Reducing Urban Congestion

Urban congestion is another critical issue exacerbated by the prevalence of private car use. The National Travel Survey reports that heavy traffic is a common problem in cities, leading to longer travel times and increased fuel consumption. Public transport options like buses and trains can carry far more passengers than cars, which helps to ease congestion. In turn, this can lead to smoother, quicker commutes and less time wasted in traffic jams. Taxis are seen as a perfect ‘last and first mile’ option that complements longer train journeys and those with extra mobility requirements not served by active transport and other public transport modes.

Economic Advantages

Economically, public transport offers several advantages. It can be a cost-effective alternative for individuals and reduce the need for expensive infrastructure investments required to support high levels of car use. The cost of owning and maintaining a private vehicle, including fuel, insurance, and parking, often far exceeds the cost of public transport. Additionally, widespread use of public transport can stimulate job creation within the transport sector and contribute to economic growth through more efficient movement of people.

Health and Safety

Public transport also contributes to public health and safety. Increased use of buses and trains can lead to fewer road accidents and associated fatalities, which are disproportionately high in car-dominant societies. Furthermore, active travel associated with public transport, such as walking to bus stops or train stations, promotes physical activity, which is beneficial for overall health. Reduced air pollution from fewer cars on the road also translates to lower rates of respiratory illnesses and other pollution-related health issues.

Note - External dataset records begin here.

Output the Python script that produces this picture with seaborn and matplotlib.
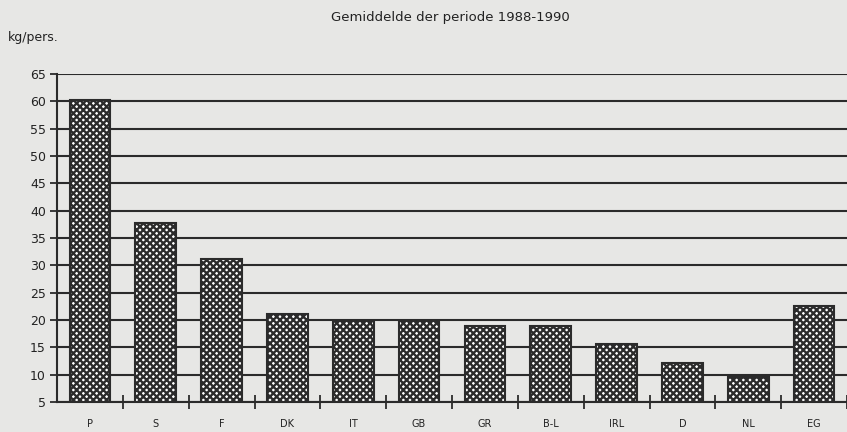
import matplotlib
matplotlib.use("Agg")
import matplotlib.pyplot as plt
import seaborn as sns
import pandas as pd

# data (kg per person, average 1988-1990)
countries = ["P", "S", "F", "DK", "IT", "GB", "GR", "B-L", "IRL", "D", "NL", "EG"]
kg_per_person = [60.3, 37.8, 31.2, 21.1, 19.9, 19.9, 18.9, 18.9, 15.7, 12.1, 9.6, 22.6]
y_ticks = [5, 10, 15, 20, 25, 30, 35, 40, 45, 50, 55, 60, 65]

df = pd.DataFrame({"Land": countries, "kg": kg_per_person})

sns.set_style("white")
plt.rcParams["font.family"] = ["DejaVu Sans"]
plt.rcParams["hatch.linewidth"] = 1.7
plt.rcParams["hatch.color"] = "#2a2a2a"

bg = "#e7e7e5"
ink = "#2b2b2b"

fig = plt.figure(figsize=(8.47, 4.32), dpi=100, facecolor=bg)
ax = fig.add_axes([57 / 847, 1 - 402 / 432, 1 - 57 / 847, (402 - 74) / 432])
ax.set_facecolor(bg)

# horizontal grid lines behind the bars
for t in y_ticks:
    ax.axhline(t, color=ink, lw=1.5, zorder=0)

sns.barplot(data=df, x="Land", y="kg", color="white", width=0.62,
            edgecolor=ink, linewidth=1.5, hatch="xxxxx", ax=ax, zorder=2)

ax.set_ylim(5, 65)
ax.set_xlim(-0.5, 11.45)
ax.set_yticks(y_ticks)
ax.set_yticklabels([str(t) for t in y_ticks], fontsize=9, color="#222222")
ax.tick_params(axis="y", left=True, direction="out", length=5, width=1.3, color=ink, pad=3)

# category labels in the middle, tick marks on the boundaries
ax.set_xticks(range(len(countries)))
ax.set_xticklabels(countries, fontsize=7, color="#222222")
ax.tick_params(axis="x", which="major", bottom=True, length=0, pad=12)
ax.set_xticks([i + 0.5 for i in range(len(countries))], minor=True)
ax.tick_params(axis="x", which="minor", bottom=True, direction="inout",
               length=10, width=1.3, color=ink)

ax.set_xlabel("")
ax.set_ylabel("")
for s in ["top", "right"]:
    ax.spines[s].set_visible(False)
ax.spines["left"].set_color(ink)
ax.spines["left"].set_linewidth(1.5)
ax.spines["bottom"].set_color(ink)
ax.spines["bottom"].set_linewidth(1.5)

fig.text(450 / 847, 1 - 17 / 432, "Gemiddelde der periode 1988-1990",
         ha="center", va="center", fontsize=9.5, color="#222222")
fig.text(8 / 847, 1 - 37 / 432, "kg/pers.", ha="left", va="center",
         fontsize=9, color="#222222")

fig.savefig("out.png", dpi=100, facecolor=bg)
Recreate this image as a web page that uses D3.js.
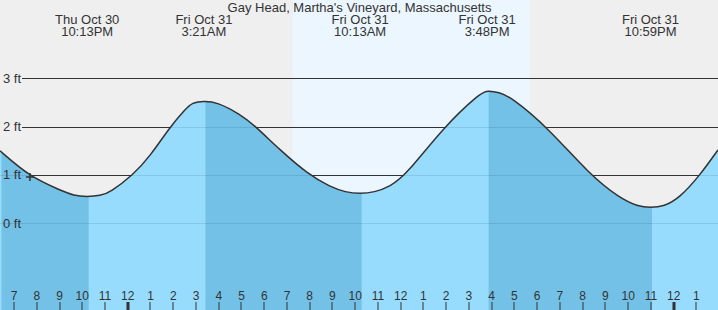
<!DOCTYPE html>
<html>
<head>
<meta charset="utf-8">
<script src="https://cdn.jsdelivr.net/npm/d3@7"></script>
<style>
  body { margin: 0; background: #efefef; }
  svg { display: block; font-family: "Liberation Sans", Arial, sans-serif; }
</style>
</head>
<body>
<div id="tide-area"></div>
<script>
// tide heights (ft)
var readTimes = ["2025-10-30 18:23","2025-10-30 19:42","2025-10-30 21:01","2025-10-30 21:38","2025-10-30 22:48","2025-10-30 23:13",
  "2025-10-31 00:14","2025-10-31 00:59","2025-10-31 01:52","2025-10-31 02:31","2025-10-31 02:50","2025-10-31 03:55",
  "2025-10-31 04:56","2025-10-31 05:38","2025-10-31 06:41","2025-10-31 07:58","2025-10-31 08:53","2025-10-31 09:35",
  "2025-10-31 10:50","2025-10-31 11:32","2025-10-31 12:14","2025-10-31 13:54","2025-10-31 15:29","2025-10-31 16:20",
  "2025-10-31 16:49","2025-10-31 18:26","2025-10-31 20:19","2025-10-31 21:38","2025-10-31 22:25","2025-10-31 23:35",
  "2025-11-01 00:15","2025-11-01 01:10","2025-11-01 01:57"];
var readFeet = [1.50, 0.96, 0.69, 0.57, 0.57, 0.64,
  1.00, 1.39, 2.00, 2.35, 2.50, 2.51,
  2.26, 2.00, 1.52, 1.00, 0.76, 0.64,
  0.64, 0.76, 1.00, 2.00, 2.69, 2.71,
  2.62, 2.00, 1.00, 0.52, 0.35, 0.35,
  0.52, 1.00, 1.52];

// highs and lows
var extremeTimes = ["2025-10-30 22:13","2025-10-31 03:21","2025-10-31 10:13","2025-10-31 15:48","2025-10-31 22:59"];
var extremeFeet = [0.55, 2.53, 0.61, 2.75, 0.32];
var extremeType = ["L","H","L","H","L"];

var sunTimes = ["2025-10-31 07:15","2025-10-31 17:41"];
var nowTime = "2025-10-30 19:42";
var gridFeet = [0, 1, 2, 3];
var title = "Gay Head, Martha's Vineyard, Massachusetts";

var W = 718, H = 310;
var parse = d3.timeParse("%Y-%m-%d %H:%M");

var series = readTimes.map(function (t, i) { return { t: parse(t), v: readFeet[i] }; });
var extremes = extremeTimes.map(function (t, i) { return { t: parse(t), v: extremeFeet[i], type: extremeType[i] }; });
series = series.concat(extremes).sort(function (a, b) { return a.t - b.t; });

var x = d3.scaleTime()
  .domain([parse("2025-10-30 18:23"), parse("2025-11-01 01:57")])
  .range([0, W]);
var y = d3.scaleLinear().domain([0, 3]).range([223.3, 78.3]);

var svg = d3.select("#tide-area").append("svg").attr("width", W).attr("height", H);

svg.append("rect").attr("width", W).attr("height", H).attr("fill", "#efefef");
svg.append("rect")
  .attr("x", x(parse(sunTimes[0]))).attr("y", 0)
  .attr("width", x(parse(sunTimes[1])) - x(parse(sunTimes[0]))).attr("height", H)
  .attr("fill", "#ecf6fe");

// grid lines (behind the water)
svg.selectAll(".grid").data(gridFeet).enter().append("line")
  .attr("x1", 22).attr("x2", W)
  .attr("y1", function (d) { return Math.round(y(d)) + 0.5; })
  .attr("y2", function (d) { return Math.round(y(d)) + 0.5; })
  .attr("stroke", "#333").attr("stroke-width", 1);

var curve = d3.curveBasis;
var area = d3.area().curve(curve)
  .x(function (d) { return x(d.t); })
  .y0(H)
  .y1(function (d) { return y(d.v); });
var line = d3.line().curve(curve)
  .x(function (d) { return x(d.t); })
  .y(function (d) { return y(d.v); });

svg.append("clipPath").attr("id", "water")
  .append("path").attr("d", area(series));

var water = svg.append("g").attr("clip-path", "url(#water)");
water.append("rect").attr("width", W).attr("height", H).attr("fill", "#97dcfc");

// falling tide (high -> low) is darker
var falling = [];
var start = x.domain()[0];
extremes.forEach(function (e) {
  if (e.type == "H") start = e.t;
  else { if (start) falling.push([start, e.t]); start = null; }
});
if (start) falling.push([start, x.domain()[1]]);

water.selectAll(".fall").data(falling).enter().append("rect")
  .attr("x", function (d) { return x(d[0]) + 1.5; })
  .attr("width", function (d) { return x(d[1]) - x(d[0]); })
  .attr("y", 0).attr("height", H)
  .attr("fill", "#73c1e6");

water.selectAll(".gridw").data(gridFeet).enter().append("line")
  .attr("x1", 0).attr("x2", W)
  .attr("y1", function (d) { return Math.round(y(d)) + 0.5; })
  .attr("y2", function (d) { return Math.round(y(d)) + 0.5; })
  .attr("stroke", "rgba(0,50,90,0.12)");

svg.append("path").attr("d", line(series))
  .attr("fill", "none").attr("stroke", "#333").attr("stroke-width", 1.5);

svg.selectAll(".glabel").data(gridFeet).enter().append("text")
  .attr("x", 3).attr("y", function (d) { return y(d) + 4.5; })
  .attr("font-size", 13).attr("fill", "#333")
  .text(function (d) { return d + " ft"; });

// hour ticks
var hours = x.ticks(d3.timeHour.every(1));
var hourFmt = d3.timeFormat("%-I");
svg.selectAll(".tick").data(hours).enter().append("rect")
  .attr("x", function (d) { return Math.round(x(d)) - (d.getHours() == 0 ? 1.5 : 0.5); })
  .attr("width", function (d) { return d.getHours() == 0 ? 3 : 1; })
  .attr("y", 302).attr("height", 8)
  .attr("fill", "#333");
svg.selectAll(".hlabel").data(hours).enter().append("text")
  .attr("x", function (d) { return x(d); }).attr("y", 300)
  .attr("text-anchor", "middle").attr("font-size", 12).attr("fill", "#333")
  .text(function (d) { return hourFmt(d); });

// title and extreme labels
svg.append("text").attr("x", 359.5).attr("y", 12)
  .attr("text-anchor", "middle").attr("font-size", 13).attr("fill", "#333")
  .text(title);
var dayFmt = d3.timeFormat("%a %b %d"), clockFmt = d3.timeFormat("%-I:%M%p");
var lab = svg.selectAll(".ext").data(extremes).enter().append("g");
lab.append("text").attr("x", function (d) { return x(d.t); }).attr("y", 24)
  .attr("text-anchor", "middle").attr("font-size", 13).attr("fill", "#333")
  .text(function (d) { return dayFmt(d.t); });
lab.append("text").attr("x", function (d) { return x(d.t); }).attr("y", 36)
  .attr("text-anchor", "middle").attr("font-size", 13).attr("fill", "#333")
  .text(function (d) { return clockFmt(d.t); });

// current time marker
var now = parse(nowTime);
var nowV = d3.scaleTime().domain(series.map(function (d) { return d.t; })).range(series.map(function (d) { return d.v; }))(now);
var nx = x(now), ny = y(nowV);
svg.append("path")
  .attr("d", "M" + (nx - 4) + "," + ny + "H" + (nx + 4) + "M" + nx + "," + (ny - 4) + "V" + (ny + 4))
  .attr("stroke", "#333").attr("stroke-width", 1.5);
</script>
</body>
</html>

Accessibility and Social Equity

Public transport enhances accessibility and promotes social equity. Providing buses, taxis and trains provides essential mobility for those who do not own a car, such as low-income families, the elderly, and those with disabilities. Ensuring that everyone has access to affordable and reliable transport is crucial for social inclusion and equal opportunities. Expanding public transport options can also reduce the urban-rural divide, giving residents in remote areas better access to services and opportunities.

Policy and Infrastructure

Encouraging a shift towards public transport requires supportive policies and investment in infrastructure. This includes expanding public transport networks, improving service frequency and reliability, and making services more affordable. Initiatives such as dedicated bus lanes, park-and-ride schemes, and subsidies for public transport to shift to cleaner vehicles can incentivise more people to leave their cars at home.

The statistics are clear: a vast majority of trips are still being made by private transport which offer no investment into the public transport realm. Given the environmental, economic, and social benefits of public transport, it maybe time for a collective shift in travel habits. By opting for buses, trains, and taxis, we can reduce our carbon footprint, alleviate urban congestion, and promote a more equitable and sustainable society.